2. Learn How Not to be Rude
Instead of Googling “How not to be ripped off”, learn about the conduct that offends local people and work to avoid doing those things when you visit. Nothing makes the statement, “Ignorant tourist” truer than displaying overtly rude etiquette in the place you are visiting. Every culture has behaviors that are taboo, learn what those are and avoid displaying them.
3. Use your manners in the Local Language
You show common courtesy at home, why wouldn’t you when you travel. Not knowing the language is a poor excuse for skipping “Excuse me”, “Sorry”, or “Please” and “Thank you”. Learn a few polite words and phrases in the local language and use them when you should. Being polite using local language has made people smile so appreciatively in the places we’ve visited.
4. Make Eye Contact
Nothing is more engaging and disarming than eye contact paired with a genuine smile. Making eye contact with people makes you appear focused, engaged, friendly and confident. It also provides you with a lot of non-verbal information about what local people are thinking or feeling.
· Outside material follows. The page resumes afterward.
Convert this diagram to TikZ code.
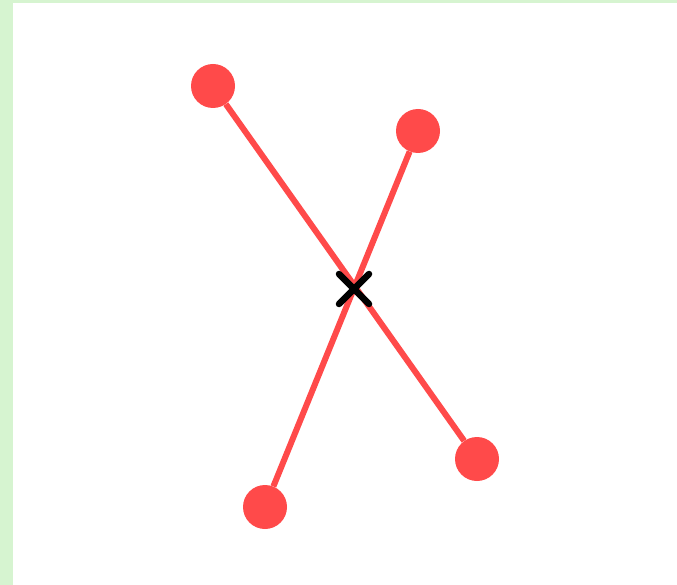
\documentclass[tikz,border=0pt]{standalone}
\definecolor{bggreen}{HTML}{D6F4D0}
\definecolor{dotred}{HTML}{FF4A4A}
\begin{document}
\begin{tikzpicture}[x=1pt,y=-1pt,
  seg/.style={draw=dotred,line width=6pt},
  dot/.style={circle,fill=dotred,minimum size=44pt,inner sep=0pt},
  crossline/.style={draw=black,line width=6.5pt,line cap=round}]
\fill[bggreen] (0,0) rectangle (677,585);
\fill[white] (13,3) rectangle (677,585);
\useasboundingbox (0,0) rectangle (677,585);
\node[dot] (a) at (213,86) {};
\node[dot] (b) at (477,459) {};
\node[dot] (c) at (418,131) {};
\node[dot] (d) at (265,507) {};
\draw[seg] (a) -- (b);
\draw[seg] (c) -- (d);
\coordinate (x) at (354,289);
\draw[crossline] ([shift={(-15,-15)}]x) -- ([shift={(15,15)}]x);
\draw[crossline] ([shift={(-15,15)}]x) -- ([shift={(15,-15)}]x);
\end{tikzpicture}
\end{document}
6. Learn Peoples Names and Use Them
Learning a local person’s name and using it every time you see them on your trip makes them feel good. Just like it make anyone new you meet at home feel good. It shows you care and is a skill that will help you connect with more people and make more friends on your trip and, in life actually.
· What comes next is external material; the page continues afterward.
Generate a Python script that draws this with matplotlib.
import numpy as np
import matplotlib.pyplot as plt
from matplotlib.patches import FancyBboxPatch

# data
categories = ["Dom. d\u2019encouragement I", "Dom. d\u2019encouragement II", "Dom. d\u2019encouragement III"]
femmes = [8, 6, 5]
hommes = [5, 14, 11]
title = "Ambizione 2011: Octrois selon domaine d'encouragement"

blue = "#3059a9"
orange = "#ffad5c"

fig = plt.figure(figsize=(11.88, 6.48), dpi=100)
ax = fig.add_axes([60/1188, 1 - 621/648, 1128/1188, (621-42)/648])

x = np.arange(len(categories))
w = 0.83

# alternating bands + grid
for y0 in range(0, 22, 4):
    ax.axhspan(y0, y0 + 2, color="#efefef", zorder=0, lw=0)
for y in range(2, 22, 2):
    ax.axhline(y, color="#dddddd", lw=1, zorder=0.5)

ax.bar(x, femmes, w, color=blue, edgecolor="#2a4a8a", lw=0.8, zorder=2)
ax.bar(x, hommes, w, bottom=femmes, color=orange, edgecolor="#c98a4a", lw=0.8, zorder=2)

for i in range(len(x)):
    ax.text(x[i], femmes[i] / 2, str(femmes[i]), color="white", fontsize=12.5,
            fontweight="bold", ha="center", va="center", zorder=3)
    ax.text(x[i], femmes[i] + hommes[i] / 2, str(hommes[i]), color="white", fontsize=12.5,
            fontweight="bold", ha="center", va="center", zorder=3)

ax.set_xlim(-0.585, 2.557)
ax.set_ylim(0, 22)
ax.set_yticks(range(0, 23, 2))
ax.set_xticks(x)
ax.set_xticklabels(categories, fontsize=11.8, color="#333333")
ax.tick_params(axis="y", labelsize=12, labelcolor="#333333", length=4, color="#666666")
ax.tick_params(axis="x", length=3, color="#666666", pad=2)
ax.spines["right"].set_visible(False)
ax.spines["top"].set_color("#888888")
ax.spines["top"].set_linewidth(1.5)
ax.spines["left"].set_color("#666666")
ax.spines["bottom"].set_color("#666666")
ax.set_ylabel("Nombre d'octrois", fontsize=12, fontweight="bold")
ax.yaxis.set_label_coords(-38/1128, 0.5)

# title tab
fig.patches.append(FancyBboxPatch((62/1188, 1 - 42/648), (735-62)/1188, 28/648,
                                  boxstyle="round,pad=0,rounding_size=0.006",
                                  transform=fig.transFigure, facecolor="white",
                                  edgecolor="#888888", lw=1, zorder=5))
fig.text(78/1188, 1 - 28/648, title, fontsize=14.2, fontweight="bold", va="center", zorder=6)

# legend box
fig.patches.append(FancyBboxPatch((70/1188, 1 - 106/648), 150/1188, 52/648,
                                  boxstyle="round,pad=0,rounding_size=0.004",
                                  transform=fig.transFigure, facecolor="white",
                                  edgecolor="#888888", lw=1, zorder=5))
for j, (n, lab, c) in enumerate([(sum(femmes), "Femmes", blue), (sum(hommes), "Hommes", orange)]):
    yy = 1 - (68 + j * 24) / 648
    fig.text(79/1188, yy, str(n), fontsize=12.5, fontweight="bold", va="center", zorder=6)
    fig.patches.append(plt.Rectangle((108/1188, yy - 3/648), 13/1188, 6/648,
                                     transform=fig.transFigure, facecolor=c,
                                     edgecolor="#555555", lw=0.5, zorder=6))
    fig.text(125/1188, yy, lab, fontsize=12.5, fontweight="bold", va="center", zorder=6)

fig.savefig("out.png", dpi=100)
7. Think the Best of People
In our experience traveling and just living, most people are good, very few are looking to do others harm. There really is something to “you get what you expect” and “energy flows where focus goes”. Expect to be slighted and you will be, think the best of people and you will get their best.
8. Pull out the Phrase Book
Do you feel self-conscious pulling out a phrase book? You shouldn’t! Using a phrase book, you learn appropriate responses to questions and show you want to connect with people despite the language barrier.
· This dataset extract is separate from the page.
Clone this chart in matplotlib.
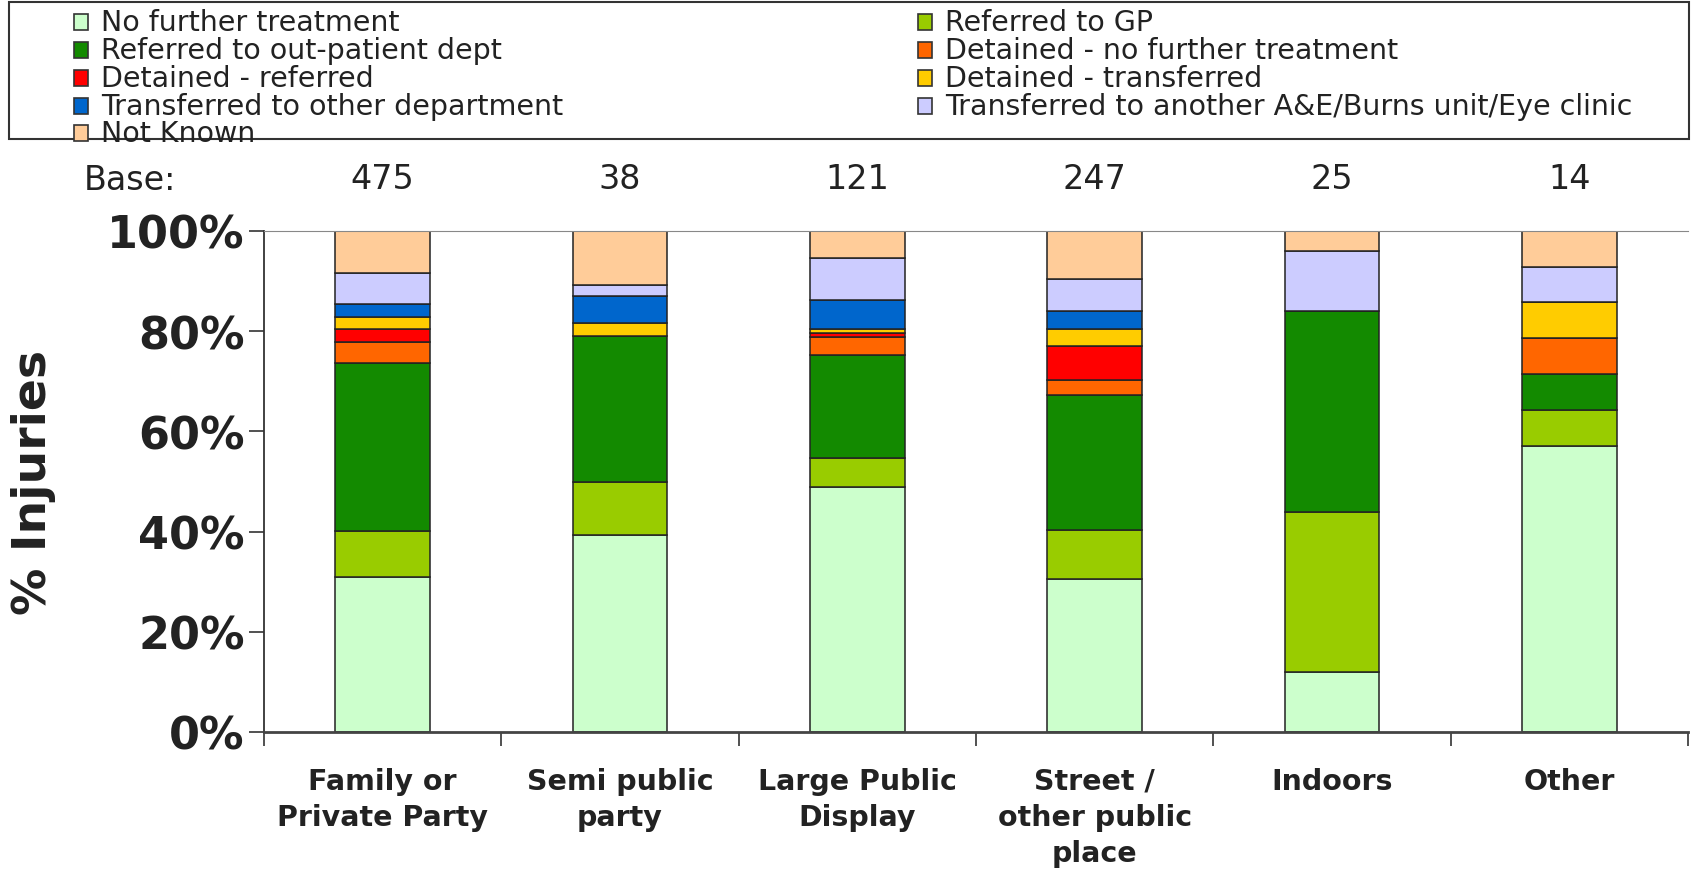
import numpy as np
import matplotlib.pyplot as plt
from matplotlib.patches import Rectangle

# data (percent of injuries)
categories = ['Family or\nPrivate Party', 'Semi public\nparty', 'Large Public\nDisplay',
              'Street /\nother public\nplace', 'Indoors', 'Other']
bases = [475, 38, 121, 247, 25, 14]

series = ['No further treatment', 'Referred to GP', 'Referred to out-patient dept',
          'Detained - no further treatment', 'Detained - referred', 'Detained - transferred',
          'Transferred to other department', 'Transferred to another A&E/Burns unit/Eye clinic',
          'Not Known']
colors = ['#CCFFCC', '#99CC00', '#138A00', '#FF6600', '#FF0000', '#FFCC00',
          '#0066CC', '#CCCCFF', '#FFCC99']

no_further = [30.9, 39.4, 48.9, 30.5, 12.0, 57.1]
ref_gp = [9.2, 10.6, 5.8, 9.9, 32.0, 7.1]
ref_opd = [33.5, 29.0, 20.6, 26.8, 40.0, 7.2]
det_noft = [4.2, 0.0, 3.6, 3.0, 0.0, 7.2]
det_ref = [2.7, 0.0, 0.8, 6.9, 0.0, 0.0]
det_trans = [2.3, 2.6, 0.8, 3.4, 0.0, 7.2]
trans_other = [2.7, 5.4, 5.7, 3.5, 0.0, 0.0]
trans_another = [6.1, 2.3, 8.4, 6.5, 12.1, 7.1]
not_known = [8.4, 10.7, 5.4, 9.5, 3.9, 7.3]

values = [no_further, ref_gp, ref_opd, det_noft, det_ref, det_trans,
          trans_other, trans_another, not_known]

W, H = 1692, 870
fig = plt.figure(figsize=(W / 100, H / 100), dpi=100)
# axes box in pixels: left 264, right 1688, top 232, bottom 733
ax = fig.add_axes([264 / W, (H - 733) / H, (1688 - 264) / W, (733 - 232) / H])

x = np.arange(len(categories))
bottom = np.zeros(len(categories))
for vals, col in zip(values, colors):
    vals = np.array(vals)
    ax.bar(x, vals, 0.4, bottom=bottom, color=col, edgecolor='#222222', linewidth=1.1)
    bottom += vals

ax.set_xlim(-0.5, len(categories) - 0.5)
ax.set_ylim(0, 100)
ax.set_yticks(range(0, 101, 20))
ax.set_yticklabels(['%d%%' % v for v in range(0, 101, 20)], fontsize=32, fontweight='bold',
                   color='#222222')
ax.tick_params(axis='y', length=11, width=1.2, color='#333333', pad=3)

ax.set_xticks(x)
ax.set_xticklabels(categories, fontsize=20.5, fontweight='bold', color='#222222',
                   linespacing=1.38, va='top')
ax.tick_params(axis='x', which='major', length=0, pad=25)
ax.set_xticks(np.arange(-0.5, len(categories)), minor=True)
ax.tick_params(axis='x', which='minor', length=10, width=1.2, color='#333333')

ax.spines['right'].set_visible(False)
ax.spines['top'].set_color('#888888')
ax.spines['left'].set_linewidth(1.3)
ax.spines['bottom'].set_linewidth(2)
ax.spines['left'].set_color('#333333')
ax.spines['bottom'].set_color('#444444')

ax.set_ylabel('% Injuries', fontsize=34, fontweight='bold', color='#222222')
ax.yaxis.set_label_coords(-0.146, 0.5)

# base row
for xi, b in zip(x, bases):
    ax.text(xi, 1.104, str(b), transform=ax.get_xaxis_transform(), ha='center',
            va='center', fontsize=24, color='#222222')
fig.text(130 / W, 1 - 180 / H, 'Base:', ha='center', va='center', fontsize=24,
         color='#222222')

# legend box drawn by hand
fig.patches.append(Rectangle((9 / W, 1 - 140 / H), (1689 - 9) / W, 137 / H,
                             transform=fig.transFigure, facecolor='white',
                             edgecolor='#333333', linewidth=1.5))
row_y = [23, 51, 79, 107, 134]
col_x = [74, 918]
for i, (name, col) in enumerate(zip(series, colors)):
    c, r = i % 2, i // 2
    mx, my = col_x[c], row_y[r]
    fig.patches.append(Rectangle((mx / W, 1 - (my + 8) / H), 14 / W, 16 / H,
                                 transform=fig.transFigure, facecolor=col,
                                 edgecolor='#333333', linewidth=1.2))
    fig.text((mx + 27) / W, 1 - my / H, name, ha='left', va='center', fontsize=20.5,
             color='#222222')

fig.savefig('out.png', dpi=100)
9. Seek Similarities When Meeting Locals
Focusing on differences divides people, seeking similarities connects people. The differences can be glaring but if you look to find similarities, the differences start to disappear. Point out and talk about the things you share with local people and many a friend will be made.
10. Manage Your Emotions
When your traveling things can go wrong. Challenges can arise because of a variety of different things; language barriers, visa complications, getting lost or just simply making a silly mistake. Freaking out in these kinds of situations invariably makes things worse. Worse for your situation and how people view you as a visitor.
Remaining calm and composed when trying to explain or negotiate inspires people to listen and try and understand what you are saying. Showing outrage, yelling threats and demands makes people shut down or go on the defensive. As the saying goes, you catch more flies (and understanding in some cases) with honey than with vinegar. Using the behaviors mentioned above will also help people want to work with you instead of against you.
If you want to befriend not offend locals when you travel doing these ten simple things will help you build more local relationships. Using common courtesy, learning cultural etiquette and making an effort to communicate despite language barriers helps bridge gaps to make more connections.